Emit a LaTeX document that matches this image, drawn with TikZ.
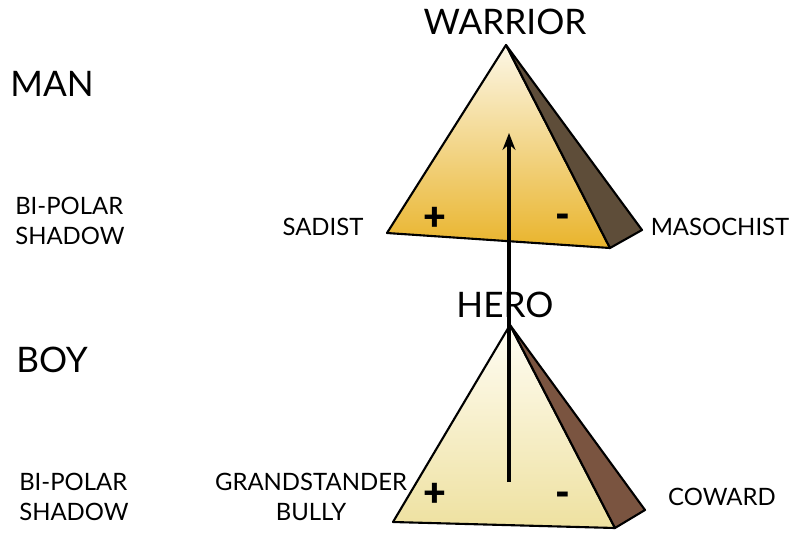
\documentclass[tikz,border=0pt]{standalone}
\usepackage{fontspec}
\setmainfont{Lato}
\newfontfamily\signfont{Lato Black}
\usetikzlibrary{arrows.meta,positioning}
\definecolor{ManGold}{HTML}{E9B42C}
\definecolor{ManCream}{HTML}{FCF7E6}
\definecolor{ManShade}{HTML}{5E4D39}
\definecolor{BoyCream}{HTML}{FFFDF4}
\definecolor{BoyStraw}{HTML}{EEE1A0}
\definecolor{BoyShade}{HTML}{7A5440}

\begin{document}
\begin{tikzpicture}[
    x=0.025cm,y=-0.025cm,
    bigtag/.style={
      font=\fontsize{25}{28}\selectfont,
      inner sep=0pt
    },
    smalltag/.style={
      font=\fontsize{17}{21}\selectfont,
      inner sep=0pt,
      align=center
    },
    sign/.style={
      font=\signfont\fontsize{28}{30}\selectfont,
      inner sep=0pt
    },
    face/.style={
      draw=black,
      line width=1.5pt,
      line join=round
    },
    arrow/.style={
      -{Stealth[length=4.2mm,width=3.2mm]},
      line width=2.7pt
    }]
    \useasboundingbox (0,0) rectangle (792,535);

    % Man pyramid
    \coordinate (mtop) at (506,45);
    \coordinate (mleft) at (387,233);
    \coordinate (mright) at (610,248);
    \coordinate (mback) at (642,230);
    \shadedraw[face,top color=ManCream,bottom color=ManGold] (mtop) -- (mleft) -- (mright) -- cycle;
    \filldraw[face,fill=ManShade] (mtop) -- (mright) -- (mback) -- cycle;
    \node[sign] (mplus) at (435,219) {+};
    \node[sign] (mminus) at (563,221) {-};

    % Boy pyramid
    \coordinate (btop) at (510,325);
    \coordinate (bleft) at (393,522);
    \coordinate (bright) at (615,528);
    \coordinate (bback) at (645,510);
    \shadedraw[face,top color=BoyCream,bottom color=BoyStraw] (btop) -- (bleft) -- (bright) -- cycle;
    \filldraw[face,fill=BoyShade] (btop) -- (bright) -- (bback) -- cycle;
    \node[sign] (bplus) at (435,495) {+};
    \node[sign] (bminus) at (563,499) {-};

    % Left column
    \node[bigtag] (man) at (52,84) {MAN};
    \node[smalltag,align=left,anchor=west] (mshadow) at (15,221) {BI-POLAR\\SHADOW};
    \node[bigtag] (boy) at (52,360) {BOY};
    \node[smalltag,align=left,anchor=west] (bshadow) at (19,497) {BI-POLAR\\SHADOW};

    % Pole labels
    \node[bigtag] (warrior) at (505,22) {WARRIOR};
    \node[smalltag] (sadist) at (323,227) {SADIST};
    \node[smalltag] (masochist) at (720,227) {MASOCHIST};
    \node[bigtag] (hero) at (505,305) {HERO};
    \node[smalltag] (bully) at (311,497) {GRANDSTANDER\\BULLY};
    \node[smalltag] (coward) at (722,497) {COWARD};

    % Growth arrow
    \coordinate (rise) at (509,482);
    \coordinate (peak) at (509,133);
    \draw[arrow] (rise) -- (peak);
  \end{tikzpicture}
\end{document}
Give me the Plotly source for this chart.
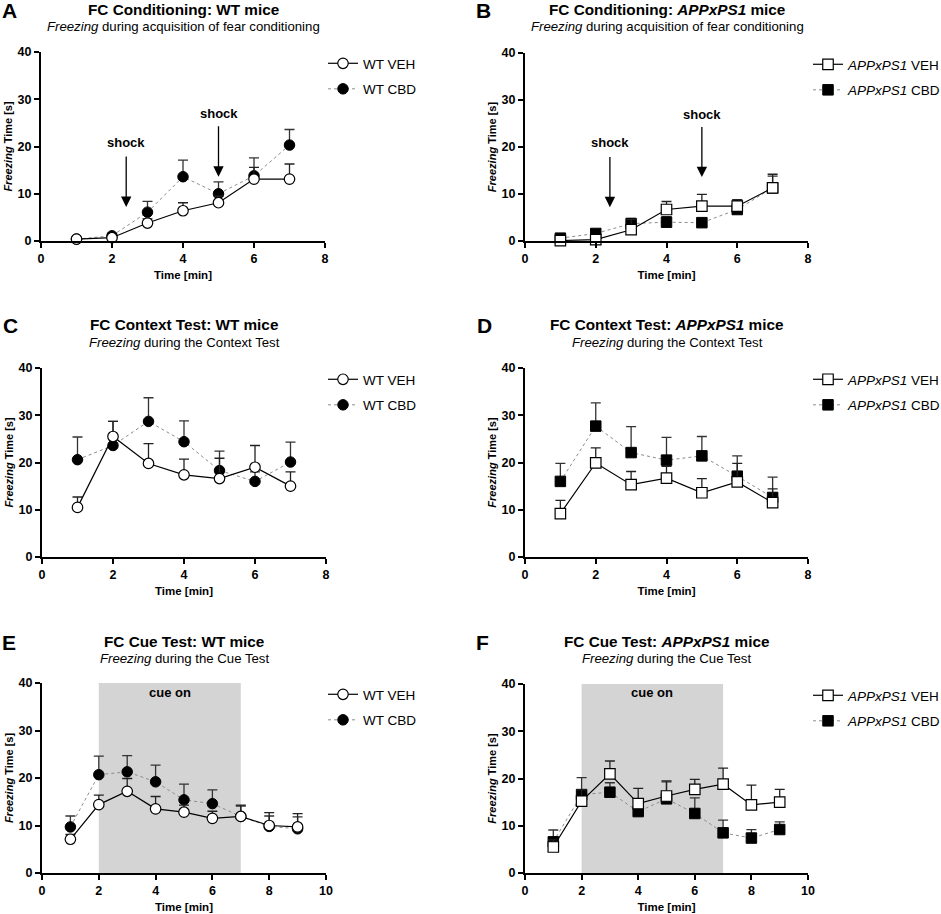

---

§ Written exercise: Reproduce the full material exactly, excluding the pictures.

§ Reply:
Emit a LaTeX document that matches this image, drawn with TikZ.
\documentclass[tikz,border=0pt]{standalone}
\usepackage{fontspec}
\setmainfont{Lato}
\newfontfamily\signfont{Lato Black}
\usetikzlibrary{arrows.meta,positioning}
\definecolor{ManGold}{HTML}{E9B42C}
\definecolor{ManCream}{HTML}{FCF7E6}
\definecolor{ManShade}{HTML}{5E4D39}
\definecolor{BoyCream}{HTML}{FFFDF4}
\definecolor{BoyStraw}{HTML}{EEE1A0}
\definecolor{BoyShade}{HTML}{7A5440}

\begin{document}
\begin{tikzpicture}[
    x=0.025cm,y=-0.025cm,
    bigtag/.style={
      font=\fontsize{25}{28}\selectfont,
      inner sep=0pt
    },
    smalltag/.style={
      font=\fontsize{17}{21}\selectfont,
      inner sep=0pt,
      align=center
    },
    sign/.style={
      font=\signfont\fontsize{28}{30}\selectfont,
      inner sep=0pt
    },
    face/.style={
      draw=black,
      line width=1.5pt,
      line join=round
    },
    arrow/.style={
      -{Stealth[length=4.2mm,width=3.2mm]},
      line width=2.7pt
    }]
    \useasboundingbox (0,0) rectangle (792,535);

    % Man pyramid
    \coordinate (mtop) at (506,45);
    \coordinate (mleft) at (387,233);
    \coordinate (mright) at (610,248);
    \coordinate (mback) at (642,230);
    \shadedraw[face,top color=ManCream,bottom color=ManGold] (mtop) -- (mleft) -- (mright) -- cycle;
    \filldraw[face,fill=ManShade] (mtop) -- (mright) -- (mback) -- cycle;
    \node[sign] (mplus) at (435,219) {+};
    \node[sign] (mminus) at (563,221) {-};

    % Boy pyramid
    \coordinate (btop) at (510,325);
    \coordinate (bleft) at (393,522);
    \coordinate (bright) at (615,528);
    \coordinate (bback) at (645,510);
    \shadedraw[face,top color=BoyCream,bottom color=BoyStraw] (btop) -- (bleft) -- (bright) -- cycle;
    \filldraw[face,fill=BoyShade] (btop) -- (bright) -- (bback) -- cycle;
    \node[sign] (bplus) at (435,495) {+};
    \node[sign] (bminus) at (563,499) {-};

    % Left column
    \node[bigtag] (man) at (52,84) {MAN};
    \node[smalltag,align=left,anchor=west] (mshadow) at (15,221) {BI-POLAR\\SHADOW};
    \node[bigtag] (boy) at (52,360) {BOY};
    \node[smalltag,align=left,anchor=west] (bshadow) at (19,497) {BI-POLAR\\SHADOW};

    % Pole labels
    \node[bigtag] (warrior) at (505,22) {WARRIOR};
    \node[smalltag] (sadist) at (323,227) {SADIST};
    \node[smalltag] (masochist) at (720,227) {MASOCHIST};
    \node[bigtag] (hero) at (505,305) {HERO};
    \node[smalltag] (bully) at (311,497) {GRANDSTANDER\\BULLY};
    \node[smalltag] (coward) at (722,497) {COWARD};

    % Growth arrow
    \coordinate (rise) at (509,482);
    \coordinate (peak) at (509,133);
    \draw[arrow] (rise) -- (peak);
  \end{tikzpicture}
\end{document}
Give me the Plotly source for this chart.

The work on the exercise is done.